In the year 2015, after a good haul of 5 years still locked with my compulsions I encountered another instance of the beyond during Mahashivratri. One after the other, many such windows of grace kept opening for me to dive and bask in the glory of THAT WHICH IS NOT. It was been 7 years since that night. 

A Guru is an endless possibility and they keep taking so much effort to help us not fall into the same trap. The other trap that I discovered getting woven in my mind was the Guru trap too. Sometimes it manifested in the shape of pride and agony, and at other times in greed. In my darkness, I  have very conveniently kept almost all the tools aside for my inner well being.  The pride ego of being a sadhak for these many years is never too far behind. It was only after a silence programme I got my second and a hardcore bashing for the sets of sankharas  I had accumulated in these many years. 

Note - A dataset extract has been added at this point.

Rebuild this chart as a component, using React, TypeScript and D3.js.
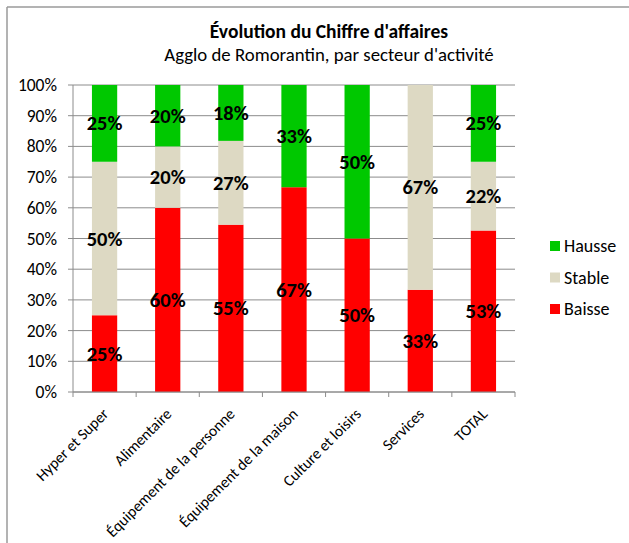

So here I am in 2022 still finding my way back home. Maybe that’s why in some guru shishya tradition a sadhak was given a tool and they had to come back to the master after 12 years to get initiated. It is been 12 years for me, and to live another day in ignorance is not a space any sadhak should be in. I am in tears. I don’t think I can write more now. Please help me find my light.  May we all walk on this path gracefully and dissolve at the lotus feet of our guru.